Gov’t agencies can use budget for COVID home care kits, tests – CSC

MANILA, Philippines — Government agencies can use their budget to conduct COVID-19 testing and provide pandemic home care kits to their sick personnel, the Civil Service Commission (CSC) said on Monday following reports that state workers were among those getting infected in the recent rapid spread of the virus.

CSC Commissioner Aileen Lizada urged the heads of agencies to take care of their workers, saying the Department of Budget of Management has a circular allowing them to use their maintenance and other operating expenses (MOOE) for health protocols.

She stressed that they could use the MOOE, subject to availability of funds, to implement COVID-19-related programs at no cost to the employees.

“What does this mean? We could make home care COVID kits for our employees. Let’s take the funds from the MOOE,” she said at the televised Laging Handa briefing.

“I am reminding the heads of agencies, take care of government workers under your care, under your respective offices,” she added.

Lizada said giving the workers the tools to manage their illness at home would prevent congestion in health centers.

Preventive, protective

The workers would also have less stress and worry if they knew that their government agencies were also taking care of them.

Lizada said the agencies could also use the MOOE for COVID-19 testing.

“If you have teams, team A or team B, you could conduct testing, let’s say every two weeks, during the turnover for the next team,” she said.

She said this would be preventive and protective and would assure workers that all those in their bubble were safe.

“And we know that when we report for work, our workmates in the office are also safe and we will be able to serve better when our frame of mind is in that way,” she said.

Lizada urged agencies to use alternative work arrangements provided by the CSC to prevent infections among their staff.

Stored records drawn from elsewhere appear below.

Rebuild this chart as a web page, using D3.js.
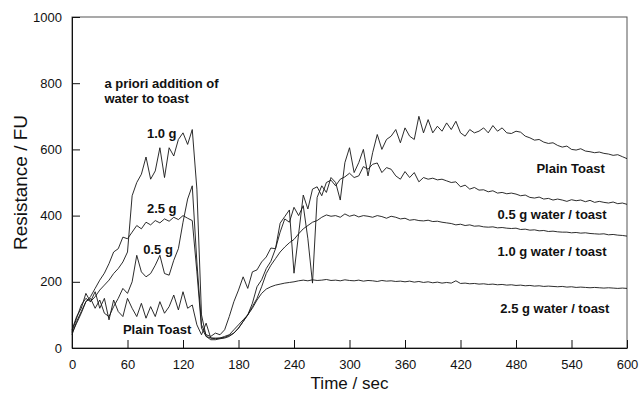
<!DOCTYPE html>
<html>
<head>
<meta charset="utf-8">
<script src="https://cdn.jsdelivr.net/npm/d3@7"></script>
<style>
  body { margin: 0; background: #fff; }
  svg { display: block; font-family: "Liberation Sans", Arial, sans-serif; }
</style>
</head>
<body>
<div id="general"></div>
<script>
const w = 639, h = 393;
const m = { l: 72, r: 12, t: 17, b: 45 };
m.w = w - m.l - m.r;
m.h = h - m.t - m.b;

// sampling times, seconds
const timeSec = [0,5,10,15,20,25,30,35,40,45,50,55,60,65,70,75,80,85,90,95,
  100,105,110,115,120,125,130,135,140,145,150,155,160,165,170,175,180,185,190,195,
  200,205,210,215,220,225,230,235,240,245,250,255,260,265,270,275,280,285,290,295,
  300,305,310,315,320,325,330,335,340,345,350,355,360,365,370,375,380,385,390,395,
  400,405,410,415,420,425,430,435,440,445,450,455,460,465,470,475,480,485,490,495,
  500,505,510,515,520,525,530,535,540,545,550,555,560,565,570,575,580,585,590,595,600];

const plainToast = [55,95,120,165,140,170,120,150,85,145,
  110,95,150,120,95,135,90,125,95,140,
  105,125,160,115,170,120,130,70,40,75,
  30,28,30,32,38,45,60,80,100,135,
  185,206,240,262,300,350,390,380,425,400,
  430,330,196,455,490,470,515,500,447,560,
  605,530,560,600,520,590,645,600,630,640,
  660,620,665,640,630,700,650,690,650,670,
  655,680,660,685,650,640,660,650,655,665,
  650,672,655,665,650,648,655,652,640,635,
  628,630,622,618,620,612,607,610,600,598,
  602,595,593,590,592,588,586,582,584,578,572];

const water05 = [45,75,105,140,150,120,145,105,95,125,
  150,180,165,200,280,230,215,225,250,280,
  225,220,265,300,380,450,490,260,70,40,
  35,45,40,55,95,140,175,215,180,230,
  236,260,275,302,300,377,397,417,226,345,
  462,420,480,487,460,500,507,490,510,517,
  528,515,520,548,540,555,559,530,545,540,
  520,510,533,515,530,502,515,510,513,508,
  510,505,500,502,487,492,480,485,477,478,
  472,475,468,470,466,468,465,460,462,455,
  453,456,450,452,447,450,447,443,448,445,
  447,442,446,440,443,440,438,441,436,438,434];

const water10 = [50,90,130,150,140,155,175,190,205,225,
  240,260,290,460,500,525,577,510,535,605,
  515,605,580,630,650,615,660,480,100,35,
  30,30,30,35,40,55,70,85,100,125,
  150,185,225,250,270,290,305,318,328,345,
  360,370,380,385,395,402,398,400,395,405,
  398,402,396,400,398,395,400,397,392,398,
  395,390,392,386,388,385,384,386,382,383,
  380,378,376,372,374,370,372,368,369,366,
  365,366,363,364,362,361,362,358,359,356,
  357,354,355,352,353,351,350,350,348,349,
  347,348,346,345,344,345,342,343,341,340,338];

const water25 = [40,80,110,140,155,180,205,226,255,290,
  300,335,330,350,370,360,380,372,385,378,
  390,383,395,388,400,392,385,230,60,35,
  25,25,28,30,35,45,60,80,100,120,
  145,165,178,185,190,193,196,198,200,203,
  205,203,206,204,205,207,204,205,203,206,
  204,203,205,202,204,203,201,204,202,203,
  201,202,200,202,199,201,198,200,197,199,
  196,198,196,203,195,196,194,195,193,194,
  192,193,191,192,190,191,189,190,188,189,
  187,188,186,187,186,185,186,184,185,183,
  184,183,182,183,182,181,182,181,180,181,180];

const seriesNames = ["Plain Toast", "0.5 g", "1.0 g", "2.5 g"];
const seriesValues = [plainToast, water05, water10, water25];

const xTicks = [0, 60, 120, 180, 240, 300, 360, 420, 480, 540, 600];
const yTicks = [0, 200, 400, 600, 800, 1000];

// annotation labels: [text, time, value, anchor]
const noteLabels = [
  ["a priori addition of", 35, 785, "start"],
  ["water to toast", 35, 740, "start"],
  ["1.0 g", 81, 633, "start"],
  ["2.5 g", 81, 408, "start"],
  ["0.5 g", 77, 284, "start"],
  ["Plain Toast", 55, 42, "start"],
  ["Plain Toast", 576, 530, "end"],
  ["0.5 g water / toast", 578, 390, "end"],
  ["1.0 g water / toast", 578, 278, "end"],
  ["2.5 g water / toast", 581, 106, "end"]
];

const svg = d3.select("#general").append("svg").attr("width", w).attr("height", h);

const x = d3.scaleLinear().domain([0, 600]).range([m.l, m.l + m.w]);
const y = d3.scaleLinear().domain([0, 1000]).range([m.t + m.h, m.t]);

// frame
svg.append("rect")
  .attr("x", m.l).attr("y", m.t)
  .attr("width", m.w).attr("height", m.h)
  .attr("fill", "none").attr("stroke", "#555").attr("stroke-width", 1);

const line = d3.line().x((d, i) => x(timeSec[i])).y(d => y(d));

svg.append("g").selectAll("path")
  .data(seriesValues)
  .join("path")
    .attr("d", d => line(d))
    .attr("fill", "none")
    .attr("stroke", "#151515")
    .attr("stroke-width", 0.9)
    .attr("stroke-linejoin", "round");

// axes
const gx = svg.append("g").attr("transform", `translate(0,${m.t + m.h})`)
  .call(d3.axisBottom(x).tickValues(xTicks).tickSizeInner(-8).tickSizeOuter(0).tickPadding(12));
const gy = svg.append("g").attr("transform", `translate(${m.l},0)`)
  .call(d3.axisLeft(y).tickValues(yTicks).tickFormat(d3.format("d")).tickSizeInner(-8).tickSizeOuter(0).tickPadding(10));

[gx, gy].forEach(g => {
  g.selectAll("path, line").attr("stroke", "#111");
  g.selectAll("text").attr("font-size", 13).attr("fill", "#111")
    .attr("font-family", "'Liberation Sans', Arial, sans-serif");
});

// axis titles
svg.append("text")
  .attr("x", x(300)).attr("y", 389)
  .attr("text-anchor", "middle")
  .attr("font-size", 17).attr("fill", "#111")
  .text("Time / sec");

svg.append("g")
  .attr("transform", `translate(27,${y(500)})`)
  .append("text")
  .attr("transform", "rotate(-90)")
  .attr("text-anchor", "middle")
  .attr("font-size", 19).attr("fill", "#111")
  .text("Resistance / FU");

// annotations
svg.append("g").selectAll("text")
  .data(noteLabels)
  .join("text")
    .attr("x", d => x(d[1]))
    .attr("y", d => y(d[2]))
    .attr("text-anchor", d => d[3])
    .attr("font-size", 13)
    .attr("font-weight", "bold")
    .attr("fill", "#111")
    .text(d => d[0]);
</script>
</body>
</html>
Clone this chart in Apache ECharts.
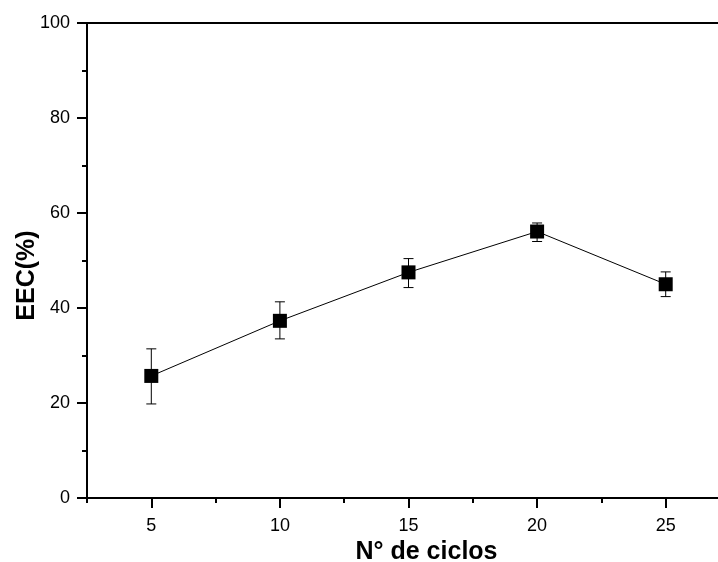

“We need to serve the public continuously, but likewise hand in hand, we also have to protect our government employees,” she said.

COVID deaths up

Deaths attributed to COVID-19 already reached 75,285 during the first 10 months of 2021, almost triple the level in 2020 and ranking the virus second among the major causes of deaths in the country, according to data released on Monday by the Philippine Statistics Authority (PSA).

While COVID-19 “with virus identified” logged 51,514 deaths, another 23,771 had also been attributed to the coronavirus but “not identified.”

National Statistician Dennis Mapa explained that these “not identified” deaths were those not reported by the Department of Health (DOH) in its daily tally as these were not tested for the disease.

Identified and unidentified COVID-19 deaths as of end-October 2021 jumped 195 percent from 25,519 in the same period in 2020.All COVID-19 deaths accounted for 12.5 percent of the 604,329 registered deaths from January to October last year. These were exceeded only by those that were due to heart diseases, which reached 110,332 as of end-October 2021.

While COVID-19 deaths were on the rise, the PSA noted that “deaths due to some specified respiratory diseases decreased from the previous year.”

“Registered deaths attributed to pneumonia recorded a substantial decline, from 29,718 in January-October 2020 to 26,328 in the same period in 2021. Similarly, deaths due to respiratory tuberculosis decreased by 15.4 percent during the same period in 2021 (from 15,688 in 2020 to 13,265 in 2021),” the PSA noted.